EXERCISE DETAILS — Pick out all lines with the word "this" from the records that follow.

INPUT DATA —
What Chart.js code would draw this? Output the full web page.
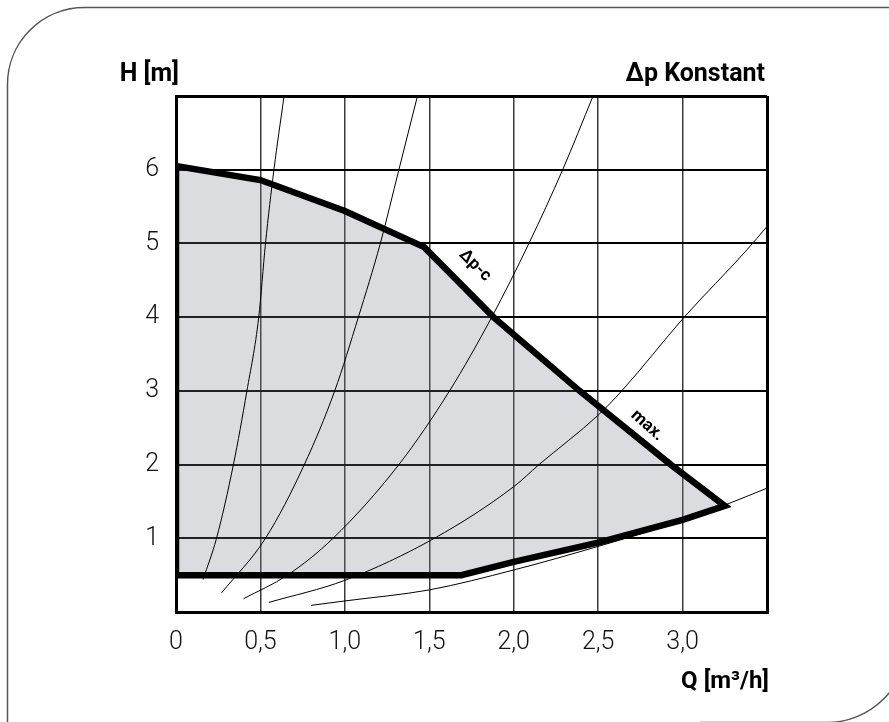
<!DOCTYPE html>
<html lang="de">
<head>
<meta charset="UTF-8">
<title>Δp Konstant</title>
<script src="https://cdn.jsdelivr.net/npm/chart.js"></script>
<style>
  html, body { margin: 0; padding: 0; background: #fff; }
  #wrap { width: 889px; height: 722px; }
</style>
</head>
<body>
<div id="wrap"><canvas id="pumpChart" width="889" height="722"></canvas></div>
<script>
// Kennlinienfeld (Q in m³/h, H in m)
const envelopeQ = [0, 0, 0.5, 1.0, 1.47, 1.88, 2.39, 2.93, 3.25, 3.0, 2.5, 2.0, 1.69, 0];
const envelopeH = [0.5, 6.05, 5.86, 5.44, 4.95, 4.0, 3.0, 2.0, 1.44, 1.25, 0.94, 0.68, 0.5, 0.5];

// Anlagenkennlinien
const curveAQ = [0.16, 0.24, 0.34, 0.42, 0.49, 0.53, 0.58, 0.64];
const curveAH = [0.44, 1.0, 2.0, 3.0, 4.0, 5.0, 6.0, 7.0];
const curveBQ = [0.27, 0.53, 0.76, 0.94, 1.08, 1.21, 1.32, 1.43];
const curveBH = [0.26, 1.0, 2.0, 3.0, 4.0, 5.0, 6.0, 7.0];
const curveCQ = [0.40, 0.66, 0.93, 1.32, 1.62, 1.87, 2.09, 2.29, 2.47];
const curveCH = [0.18, 0.5, 1.0, 2.0, 3.0, 4.0, 5.0, 6.0, 7.0];
const curveDQ = [0.55, 1.0, 1.53, 2.0, 2.15, 2.5, 2.64, 3.01, 3.38, 3.5];
const curveDH = [0.13, 0.43, 1.0, 1.7, 2.0, 2.67, 3.0, 4.0, 4.91, 5.23];
const curveEQ = [0.80, 1.0, 1.5, 2.0, 2.5, 3.0, 3.25, 3.5];
const curveEH = [0.09, 0.15, 0.30, 0.57, 0.89, 1.24, 1.45, 1.68];

const xTicks = [0, 0.5, 1.0, 1.5, 2.0, 2.5, 3.0];
const yTicks = [1, 2, 3, 4, 5, 6];
const curveLabels = ['Δp-c', 'max.'];

const FONT = "Roboto, 'Liberation Sans', sans-serif";

const pts = (qs, hs) => qs.map((q, i) => ({ x: q, y: hs[i] }));
const thin = (qs, hs) => ({
    data: pts(qs, hs),
    borderColor: '#000',
    borderWidth: 1,
    pointRadius: 0,
    fill: false,
    tension: 0.4,
    cubicInterpolationMode: 'monotone',
    order: 2
});

// rounded frame around the whole sheet
const framePlugin = {
    id: 'frame',
    beforeDraw(chart) {
        const c = chart.ctx;
        c.save();
        c.strokeStyle = '#555';
        c.lineWidth = 1.5;
        c.beginPath();
        c.moveTo(7.5, 722);
        c.lineTo(7.5, 84);
        c.arcTo(7.5, 7.5, 84, 7.5, 77);
        c.lineTo(889, 7.5);
        c.stroke();
        c.beginPath();
        c.moveTo(700, 722.5);
        c.lineTo(827, 722.5);
        c.arc(827, 642.5, 80, Math.PI / 2, 0, true);
        c.stroke();
        c.restore();
    }
};

// axis titles and curve names
const textPlugin = {
    id: 'texts',
    afterDatasetsDraw(chart) {
        const c = chart.ctx;
        const a = chart.chartArea;
        const xs = chart.scales.x, ys = chart.scales.y;
        c.save();
        c.fillStyle = '#000';
        c.font = 'bold 25px ' + FONT;
        c.textBaseline = 'alphabetic';
        c.textAlign = 'right';
        c.fillText('H [m]', a.left + 3, 81);
        c.fillText('Δp Konstant', a.right - 2, 81);
        c.font = 'bold 24px ' + FONT;
        c.fillText('Q [m³/h]', a.right + 2, 688);

        const spots = [
            { q: 1.77, h: 4.7, ang: 45 },
            { q: 2.79, h: 2.53, ang: 42 }
        ];
        c.font = 'bold 17px ' + FONT;
        c.textAlign = 'center';
        c.textBaseline = 'middle';
        curveLabels.forEach((t, i) => {
            const s = spots[i];
            c.save();
            c.translate(xs.getPixelForValue(s.q), ys.getPixelForValue(s.h));
            c.rotate(s.ang * Math.PI / 180);
            c.fillText(t, 0, 0);
            c.restore();
        });
        c.restore();
    }
};

const isEdgeX = v => v === 0 || v === 3.5;
const isEdgeY = v => v === 0 || v === 7;

new Chart(document.getElementById('pumpChart'), {
    type: 'line',
    data: {
        datasets: [
            {   // grey field
                data: pts(envelopeQ, envelopeH),
                borderWidth: 0,
                borderColor: 'rgba(0,0,0,0)',
                backgroundColor: 'rgba(120,124,135,0.27)',
                pointRadius: 0,
                fill: 'shape',
                tension: 0,
                order: 3
            },
            thin(curveAQ, curveAH),
            thin(curveBQ, curveBH),
            thin(curveCQ, curveCH),
            thin(curveDQ, curveDH),
            thin(curveEQ, curveEH),
            {   // heavy outline
                data: pts(envelopeQ, envelopeH),
                borderColor: '#000',
                borderWidth: 6.5,
                borderJoinStyle: 'miter',
                pointRadius: 0,
                fill: false,
                tension: 0,
                order: 1
            }
        ]
    },
    options: {
        responsive: false,
        animation: false,
        layout: { padding: { top: 96, right: 122, bottom: 0, left: 0 } },
        plugins: {
            legend: { display: false },
            tooltip: { enabled: false }
        },
        scales: {
            x: {
                type: 'linear',
                min: 0,
                max: 3.5,
                afterFit: s => { s.height = 110; },
                afterBuildTicks: s => { s.ticks = xTicks.concat([3.5]).map(v => ({ value: v })); },
                ticks: {
                    padding: 16,
                    color: '#111',
                    font: { family: FONT, size: 25, weight: '300' },
                    maxRotation: 0,
                    autoSkip: false,
                    callback: v => v === 3.5 ? '' : (v === 0 ? '0' : v.toFixed(1).replace('.', ','))
                },
                grid: {
                    drawTicks: false,
                    color: ctx => isEdgeX(ctx.tick.value) ? '#000' : '#3a3a3a',
                    lineWidth: ctx => isEdgeX(ctx.tick.value) ? 3 : 1.5
                },
                border: { display: true, color: '#000', width: 3 }
            },
            y: {
                type: 'linear',
                min: 0,
                max: 7,
                afterFit: s => { s.width = 176; },
                afterBuildTicks: s => { s.ticks = [0].concat(yTicks, [7]).map(v => ({ value: v })); },
                ticks: {
                    padding: 17,
                    color: '#111',
                    font: { family: FONT, size: 25, weight: '300' },
                    autoSkip: false,
                    callback: v => isEdgeY(v) ? '' : String(v)
                },
                grid: {
                    drawTicks: false,
                    color: '#000',
                    lineWidth: ctx => isEdgeY(ctx.tick.value) ? 3 : 2
                },
                border: { display: true, color: '#000', width: 3 }
            }
        }
    },
    plugins: [framePlugin, textPlugin]
});
</script>
</body>
</html>
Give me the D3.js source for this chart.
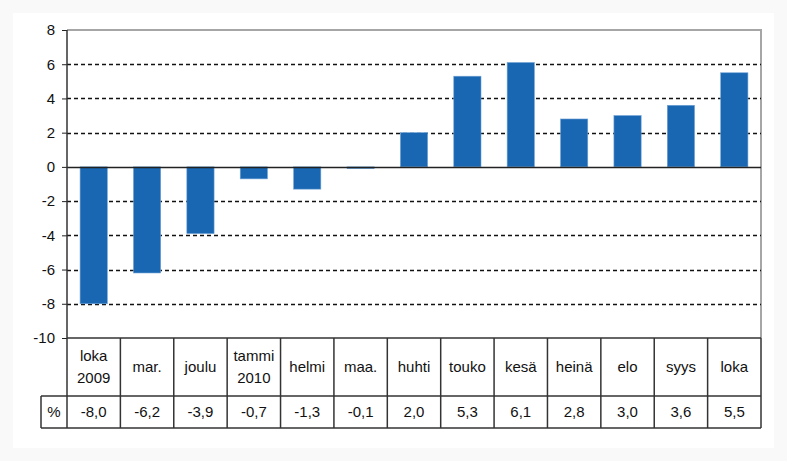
<!DOCTYPE html>
<html>
  <head>
    <meta charset="utf-8" />
    <title>D3</title>
    <script src="https://cdn.jsdelivr.net/npm/d3@7"></script>
    <style>
      body { margin: 0; background: #fff; }
      text { font-family: "Liberation Sans", Arial, sans-serif; fill: #111; }
    </style>
  </head>
  <body>
    <script>
      // kuukaudet ja muutos-%
      const months = ["loka|2009", "mar.", "joulu", "tammi|2010", "helmi", "maa.", "huhti", "touko", "kesä", "heinä", "elo", "syys", "loka"];
      const values = [-8.0, -6.2, -3.9, -0.7, -1.3, -0.1, 2.0, 5.3, 6.1, 2.8, 3.0, 3.6, 5.5];
      const valueLabels = ["-8,0", "-6,2", "-3,9", "-0,7", "-1,3", "-0,1", "2,0", "5,3", "6,1", "2,8", "3,0", "3,6", "5,5"];
      const yTicks = [-10, -8, -6, -4, -2, 0, 2, 4, 6, 8];

      const w = 787;
      const h = 461;
      const pLeft = 67, pRight = 761, pTop = 30, pBottom = 338;
      const row1 = 396, row2 = 428, pctLeft = 41;
      const fs = "15px";

      const svg = d3.select("body").append("svg").attr("width", w).attr("height", h);

      svg.append("rect").attr("width", w).attr("height", h).attr("fill", "#f9f9f9");
      svg.append("rect").attr("x", 13).attr("y", 13).attr("width", w - 26).attr("height", h - 26).attr("fill", "#fff");

      const x = d3.scaleBand().domain(d3.range(months.length)).range([pLeft, pRight]).paddingInner(0).paddingOuter(0);
      const y = d3.scaleLinear().domain([-10, 8]).range([pBottom, pTop]);

      // frame (top + right grey)
      svg.append("path")
        .attr("d", `M${pLeft},${pTop}H${pRight}V${pBottom}`)
        .attr("fill", "none").attr("stroke", "#a6a6a6").attr("stroke-width", 2);

      // grid
      svg.selectAll(".grid").data(yTicks.filter(d => d !== 0 && d !== 8 && d !== -10)).enter()
        .append("line")
        .attr("x1", pLeft).attr("x2", pRight)
        .attr("y1", d => Math.round(y(d)) + 0.5).attr("y2", d => Math.round(y(d)) + 0.5)
        .attr("stroke", "#111").attr("stroke-width", 1.3).attr("stroke-dasharray", "4,3");

      // bars
      const bw = x.bandwidth() * 0.51;
      svg.selectAll(".bar").data(values).enter()
        .append("rect")
        .attr("x", (d, i) => x(i) + (x.bandwidth() - bw) / 2)
        .attr("width", bw)
        .attr("y", d => y(Math.max(0, d)))
        .attr("height", d => Math.abs(y(d) - y(0)))
        .attr("fill", "#1966b2")
        .attr("stroke", "#6fa3d6").attr("stroke-width", 0.6);

      // zero line
      svg.append("line")
        .attr("x1", pLeft).attr("x2", pRight)
        .attr("y1", Math.round(y(0)) + 0.5).attr("y2", Math.round(y(0)) + 0.5)
        .attr("stroke", "#222").attr("stroke-width", 1.5);

      // y axis
      const yAxis = d3.axisLeft(y).tickValues(yTicks).tickSize(5).tickPadding(7).tickFormat(d => d);
      const ag = svg.append("g").attr("transform", "translate(" + pLeft + ",0)").call(yAxis);
      ag.select(".domain").remove();
      ag.selectAll("line").attr("stroke", "#222");
      ag.selectAll("text").style("font-size", fs).attr("fill", "#222");

      // table
      const tbl = svg.append("g").attr("stroke", "#333").attr("stroke-width", 1.5).attr("fill", "none");
      tbl.append("line").attr("x1", pLeft).attr("x2", pLeft).attr("y1", pTop).attr("y2", row2);
      tbl.append("line").attr("x1", pLeft).attr("x2", pRight).attr("y1", pBottom).attr("y2", pBottom);
      tbl.append("line").attr("x1", pctLeft).attr("x2", pRight).attr("y1", row1).attr("y2", row1);
      tbl.append("line").attr("x1", pctLeft).attr("x2", pRight).attr("y1", row2).attr("y2", row2);
      tbl.append("line").attr("x1", pctLeft).attr("x2", pctLeft).attr("y1", row1).attr("y2", row2);
      tbl.selectAll(".col").data(d3.range(1, months.length + 1)).enter()
        .append("line")
        .attr("x1", i => (i < months.length ? x(i) : pRight)).attr("x2", i => (i < months.length ? x(i) : pRight))
        .attr("y1", pBottom).attr("y2", row2);

      // month labels
      const lab = svg.selectAll(".lab").data(months).enter()
        .append("text")
        .attr("text-anchor", "middle")
        .style("font-size", fs)
        .attr("x", (d, i) => x(i) + x.bandwidth() / 2);
      lab.each(function (d) {
        const parts = d.split("|");
        const t = d3.select(this);
        const mid = (pBottom + row1) / 2 + 5;
        parts.forEach((p, k) => {
          t.append("tspan")
            .attr("x", t.attr("x"))
            .attr("y", mid + (k - (parts.length - 1) / 2) * 22)
            .text(p);
        });
      });

      svg.append("text").attr("x", (pctLeft + pLeft) / 2).attr("y", (row1 + row2) / 2 + 5)
        .attr("text-anchor", "middle").style("font-size", fs).text("%");

      svg.selectAll(".val").data(valueLabels).enter()
        .append("text")
        .attr("text-anchor", "middle").style("font-size", fs)
        .attr("x", (d, i) => x(i) + x.bandwidth() / 2)
        .attr("y", (row1 + row2) / 2 + 5)
        .text(d => d);
    </script>
  </body>
</html>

THE REPLY —
What Chart.js code would draw this? Output the full web page.
Give me the D3.js source for this chart.
        const t = d3.select(this);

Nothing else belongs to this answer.